Often in British thinking this broader period is divided by the coming of William the Conquerer in 1066, when the Anglo-Saxon age ends. Often the term Middle Ages is used to refer to this period of 1066 to 1485.
During the middle ages, society was often structured on a feudal basis, with a strict hierarchy of belonging and ownership, with many people tied to the land they lived and the masters they served.
The middle ages are often romanticised as the time of kings and knights, courtly ladies and monks and abbots. It is a mixture of the romantisization and the broader use of corporal punishment than in later times that makes the middles ages an attractive fantasy setting for corporal punishment scenarios.
[edit] Corporal punishment in the Middle Ages
Life in the Middle Ages is often described as "nasty, brutish and short", and the punishments in use at the time bear out this description. In addition to execution, amputation, branding or burning, the stocks, the pillory and whippings were also used. Imprisonment was far less used as a punishment than in more modern times.

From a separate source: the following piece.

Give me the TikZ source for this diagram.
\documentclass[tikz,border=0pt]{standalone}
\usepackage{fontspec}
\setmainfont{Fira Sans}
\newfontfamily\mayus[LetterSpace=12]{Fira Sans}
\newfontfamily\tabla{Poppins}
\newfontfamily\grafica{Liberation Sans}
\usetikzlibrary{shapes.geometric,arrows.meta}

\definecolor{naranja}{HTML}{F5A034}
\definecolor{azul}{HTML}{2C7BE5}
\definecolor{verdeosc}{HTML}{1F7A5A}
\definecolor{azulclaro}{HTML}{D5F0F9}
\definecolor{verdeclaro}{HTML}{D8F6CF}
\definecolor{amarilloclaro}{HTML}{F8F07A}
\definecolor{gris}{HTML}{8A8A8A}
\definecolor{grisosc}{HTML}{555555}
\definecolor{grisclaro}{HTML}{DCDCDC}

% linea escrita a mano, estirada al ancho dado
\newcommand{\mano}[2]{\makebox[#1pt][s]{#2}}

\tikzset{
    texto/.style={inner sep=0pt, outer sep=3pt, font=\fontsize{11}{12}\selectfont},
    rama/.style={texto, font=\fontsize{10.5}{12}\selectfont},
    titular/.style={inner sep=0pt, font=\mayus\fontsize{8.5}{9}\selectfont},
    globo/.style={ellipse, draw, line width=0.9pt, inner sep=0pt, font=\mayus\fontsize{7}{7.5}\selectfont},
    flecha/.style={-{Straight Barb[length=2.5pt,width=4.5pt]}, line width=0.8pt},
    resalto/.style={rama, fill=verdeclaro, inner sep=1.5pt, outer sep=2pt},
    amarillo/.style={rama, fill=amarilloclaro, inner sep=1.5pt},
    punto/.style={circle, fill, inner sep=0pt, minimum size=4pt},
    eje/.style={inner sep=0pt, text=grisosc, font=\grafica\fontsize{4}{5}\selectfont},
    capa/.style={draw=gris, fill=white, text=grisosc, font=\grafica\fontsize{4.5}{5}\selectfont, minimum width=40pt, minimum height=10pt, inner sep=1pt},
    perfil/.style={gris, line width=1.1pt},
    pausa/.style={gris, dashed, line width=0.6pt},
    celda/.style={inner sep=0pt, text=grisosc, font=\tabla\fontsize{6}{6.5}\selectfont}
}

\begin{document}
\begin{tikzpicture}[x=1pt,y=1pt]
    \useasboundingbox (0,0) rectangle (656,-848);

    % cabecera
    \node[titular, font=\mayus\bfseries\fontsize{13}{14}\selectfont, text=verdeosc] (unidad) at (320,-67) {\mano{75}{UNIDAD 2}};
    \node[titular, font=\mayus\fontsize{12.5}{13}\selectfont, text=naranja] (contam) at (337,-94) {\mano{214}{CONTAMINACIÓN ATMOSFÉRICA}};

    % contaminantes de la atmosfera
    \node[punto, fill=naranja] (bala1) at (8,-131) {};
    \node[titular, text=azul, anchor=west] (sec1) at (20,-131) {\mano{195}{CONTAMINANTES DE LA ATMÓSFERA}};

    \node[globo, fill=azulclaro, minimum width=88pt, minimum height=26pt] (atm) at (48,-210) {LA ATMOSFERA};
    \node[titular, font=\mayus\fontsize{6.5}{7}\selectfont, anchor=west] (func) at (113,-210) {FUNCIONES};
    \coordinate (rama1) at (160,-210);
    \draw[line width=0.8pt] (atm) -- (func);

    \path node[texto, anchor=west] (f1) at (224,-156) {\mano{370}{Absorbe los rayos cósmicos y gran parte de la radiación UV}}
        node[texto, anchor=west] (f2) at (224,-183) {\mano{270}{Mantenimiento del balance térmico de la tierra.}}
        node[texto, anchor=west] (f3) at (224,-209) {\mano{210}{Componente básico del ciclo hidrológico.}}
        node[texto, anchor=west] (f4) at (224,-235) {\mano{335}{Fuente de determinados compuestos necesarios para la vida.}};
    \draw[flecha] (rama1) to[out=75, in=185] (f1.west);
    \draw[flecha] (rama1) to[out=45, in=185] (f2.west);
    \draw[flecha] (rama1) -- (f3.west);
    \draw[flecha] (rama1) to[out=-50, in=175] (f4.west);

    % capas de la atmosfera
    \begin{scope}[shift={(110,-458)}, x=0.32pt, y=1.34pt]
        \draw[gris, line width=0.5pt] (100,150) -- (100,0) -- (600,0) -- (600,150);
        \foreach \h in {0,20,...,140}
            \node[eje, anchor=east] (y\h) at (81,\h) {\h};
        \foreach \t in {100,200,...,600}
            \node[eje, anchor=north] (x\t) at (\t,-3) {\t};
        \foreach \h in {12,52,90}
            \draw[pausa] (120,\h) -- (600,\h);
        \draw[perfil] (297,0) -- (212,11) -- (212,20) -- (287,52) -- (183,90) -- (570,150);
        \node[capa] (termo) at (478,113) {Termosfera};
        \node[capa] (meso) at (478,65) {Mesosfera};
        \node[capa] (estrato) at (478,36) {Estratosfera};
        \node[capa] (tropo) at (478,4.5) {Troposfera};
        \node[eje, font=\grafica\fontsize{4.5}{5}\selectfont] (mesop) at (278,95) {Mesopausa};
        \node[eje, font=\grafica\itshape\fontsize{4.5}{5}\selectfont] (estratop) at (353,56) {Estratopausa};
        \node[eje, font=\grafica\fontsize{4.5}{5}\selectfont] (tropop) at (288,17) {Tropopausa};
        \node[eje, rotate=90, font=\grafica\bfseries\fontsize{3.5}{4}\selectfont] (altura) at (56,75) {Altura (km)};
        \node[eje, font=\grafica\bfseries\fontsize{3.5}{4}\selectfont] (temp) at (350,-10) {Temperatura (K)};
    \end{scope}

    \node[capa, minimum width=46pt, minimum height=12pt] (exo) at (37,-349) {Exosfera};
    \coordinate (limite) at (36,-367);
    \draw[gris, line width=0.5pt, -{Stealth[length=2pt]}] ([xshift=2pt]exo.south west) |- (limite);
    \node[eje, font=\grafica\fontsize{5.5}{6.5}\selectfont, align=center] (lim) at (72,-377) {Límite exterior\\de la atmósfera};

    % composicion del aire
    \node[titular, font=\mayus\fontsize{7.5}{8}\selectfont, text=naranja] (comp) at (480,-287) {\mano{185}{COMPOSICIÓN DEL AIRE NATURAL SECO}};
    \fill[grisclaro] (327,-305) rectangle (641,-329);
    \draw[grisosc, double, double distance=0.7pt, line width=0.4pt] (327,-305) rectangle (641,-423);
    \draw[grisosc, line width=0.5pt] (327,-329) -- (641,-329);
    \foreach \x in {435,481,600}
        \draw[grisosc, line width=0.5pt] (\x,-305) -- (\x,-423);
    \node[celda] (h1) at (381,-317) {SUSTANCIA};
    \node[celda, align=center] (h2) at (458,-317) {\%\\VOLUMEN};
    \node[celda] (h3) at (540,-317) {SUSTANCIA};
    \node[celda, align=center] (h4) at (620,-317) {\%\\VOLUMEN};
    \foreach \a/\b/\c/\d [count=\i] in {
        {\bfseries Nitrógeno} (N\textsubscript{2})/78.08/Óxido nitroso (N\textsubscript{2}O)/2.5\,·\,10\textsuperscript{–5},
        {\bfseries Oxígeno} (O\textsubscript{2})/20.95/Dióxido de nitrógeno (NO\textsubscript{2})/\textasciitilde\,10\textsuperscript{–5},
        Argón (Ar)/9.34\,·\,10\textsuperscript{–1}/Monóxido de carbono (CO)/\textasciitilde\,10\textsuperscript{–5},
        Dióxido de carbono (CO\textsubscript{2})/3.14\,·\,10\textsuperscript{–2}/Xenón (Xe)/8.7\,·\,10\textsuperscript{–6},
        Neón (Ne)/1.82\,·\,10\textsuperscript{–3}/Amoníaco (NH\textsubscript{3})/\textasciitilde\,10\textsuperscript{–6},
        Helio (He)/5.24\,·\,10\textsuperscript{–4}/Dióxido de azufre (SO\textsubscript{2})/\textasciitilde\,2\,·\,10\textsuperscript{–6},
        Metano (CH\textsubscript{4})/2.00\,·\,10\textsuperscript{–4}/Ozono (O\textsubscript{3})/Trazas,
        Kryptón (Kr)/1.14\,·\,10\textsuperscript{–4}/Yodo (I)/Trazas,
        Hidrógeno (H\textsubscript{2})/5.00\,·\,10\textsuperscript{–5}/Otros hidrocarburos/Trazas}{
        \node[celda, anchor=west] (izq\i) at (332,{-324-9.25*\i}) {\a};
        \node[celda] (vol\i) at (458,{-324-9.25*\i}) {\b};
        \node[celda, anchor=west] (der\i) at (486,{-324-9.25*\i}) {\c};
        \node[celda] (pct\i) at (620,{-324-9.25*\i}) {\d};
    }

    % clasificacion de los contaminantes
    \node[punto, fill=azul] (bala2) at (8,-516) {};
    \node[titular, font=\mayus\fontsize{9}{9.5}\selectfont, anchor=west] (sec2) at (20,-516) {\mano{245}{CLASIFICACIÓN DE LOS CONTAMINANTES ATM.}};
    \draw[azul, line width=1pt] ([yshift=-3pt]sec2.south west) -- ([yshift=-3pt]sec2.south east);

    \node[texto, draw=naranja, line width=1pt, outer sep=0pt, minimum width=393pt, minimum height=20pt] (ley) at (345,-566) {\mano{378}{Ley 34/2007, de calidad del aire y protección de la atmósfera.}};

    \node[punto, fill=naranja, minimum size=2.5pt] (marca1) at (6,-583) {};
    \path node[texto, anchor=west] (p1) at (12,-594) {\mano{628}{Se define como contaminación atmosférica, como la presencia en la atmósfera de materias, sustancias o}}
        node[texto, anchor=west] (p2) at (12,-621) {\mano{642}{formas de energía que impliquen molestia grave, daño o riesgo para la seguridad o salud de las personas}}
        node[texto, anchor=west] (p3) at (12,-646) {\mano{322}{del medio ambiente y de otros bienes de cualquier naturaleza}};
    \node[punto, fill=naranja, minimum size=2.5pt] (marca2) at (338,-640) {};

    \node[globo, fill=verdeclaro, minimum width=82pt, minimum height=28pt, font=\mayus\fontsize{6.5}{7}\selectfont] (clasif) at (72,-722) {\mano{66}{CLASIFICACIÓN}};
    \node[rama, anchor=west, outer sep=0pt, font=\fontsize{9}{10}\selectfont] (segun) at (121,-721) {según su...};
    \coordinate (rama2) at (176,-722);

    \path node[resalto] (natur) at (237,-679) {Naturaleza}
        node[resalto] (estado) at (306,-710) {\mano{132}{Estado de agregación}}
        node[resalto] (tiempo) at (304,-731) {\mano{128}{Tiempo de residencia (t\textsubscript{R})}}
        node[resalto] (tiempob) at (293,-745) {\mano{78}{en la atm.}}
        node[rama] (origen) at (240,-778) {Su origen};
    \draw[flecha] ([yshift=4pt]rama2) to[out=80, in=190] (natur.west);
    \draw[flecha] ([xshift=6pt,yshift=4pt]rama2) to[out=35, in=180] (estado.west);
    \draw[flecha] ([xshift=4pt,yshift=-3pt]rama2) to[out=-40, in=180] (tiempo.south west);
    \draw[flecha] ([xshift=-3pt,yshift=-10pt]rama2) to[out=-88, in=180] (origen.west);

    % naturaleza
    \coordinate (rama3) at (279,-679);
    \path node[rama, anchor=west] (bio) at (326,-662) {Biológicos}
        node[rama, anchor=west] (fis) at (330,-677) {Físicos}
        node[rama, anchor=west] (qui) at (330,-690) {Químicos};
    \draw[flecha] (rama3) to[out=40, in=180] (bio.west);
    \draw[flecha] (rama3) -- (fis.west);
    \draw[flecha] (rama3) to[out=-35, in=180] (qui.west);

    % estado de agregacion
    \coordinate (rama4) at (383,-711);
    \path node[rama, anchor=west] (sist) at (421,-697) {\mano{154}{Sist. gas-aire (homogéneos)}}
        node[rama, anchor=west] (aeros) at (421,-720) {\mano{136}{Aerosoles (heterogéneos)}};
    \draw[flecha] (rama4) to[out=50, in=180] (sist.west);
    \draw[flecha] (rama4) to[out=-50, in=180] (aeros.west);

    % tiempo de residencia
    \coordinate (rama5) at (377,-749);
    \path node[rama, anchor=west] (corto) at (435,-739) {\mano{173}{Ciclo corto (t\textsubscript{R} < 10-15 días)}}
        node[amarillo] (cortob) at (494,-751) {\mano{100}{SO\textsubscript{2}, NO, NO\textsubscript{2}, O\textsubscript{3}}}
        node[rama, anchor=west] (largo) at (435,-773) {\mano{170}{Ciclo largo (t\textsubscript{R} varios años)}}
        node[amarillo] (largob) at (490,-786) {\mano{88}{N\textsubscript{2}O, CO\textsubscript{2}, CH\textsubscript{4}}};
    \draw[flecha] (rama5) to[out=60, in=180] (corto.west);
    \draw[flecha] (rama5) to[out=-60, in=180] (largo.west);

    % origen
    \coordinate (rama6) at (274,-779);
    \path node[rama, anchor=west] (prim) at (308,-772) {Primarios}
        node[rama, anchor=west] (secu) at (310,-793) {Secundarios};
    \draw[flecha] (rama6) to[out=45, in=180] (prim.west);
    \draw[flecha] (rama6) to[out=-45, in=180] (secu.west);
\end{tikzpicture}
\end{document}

Floggings were frequently public, and frequently imposed. By a thirteenth century English law, all towns and villages were required to have a set of stocks and a whipping post set up and ready for use. Men, women and children were all sentenced to time in the stocks or at the whipping post.
This large quantity of judicial corporal punishment carried itself over into the domestic and scholastic environment. Parents were expected to whip their children if they disobeyed, and by the late Middle Ages, the birch rod was the symbol of a schoolmaster.
The Church was throughout the entire Middle Ages both the guardian and transmitter of learning and culture, and used corporal punishment as part of its means of transmission. Within religious institutions such as monasteries and convents, the lash was used as a means of maintaining discipline. By means of the use of both public and private penance, moral standards were enforced. As the principal source of schooling and education religious houses, and the monks that taught in them, were frequent users of corporal punishment.
Wives were also at this time considered to be totally subject to their husband, who could beat them as he could their children and servants. It was considered acceptable in many cases for a master to have his servant whipped, and at times Peasant status within the feudal system could be little better than slavery.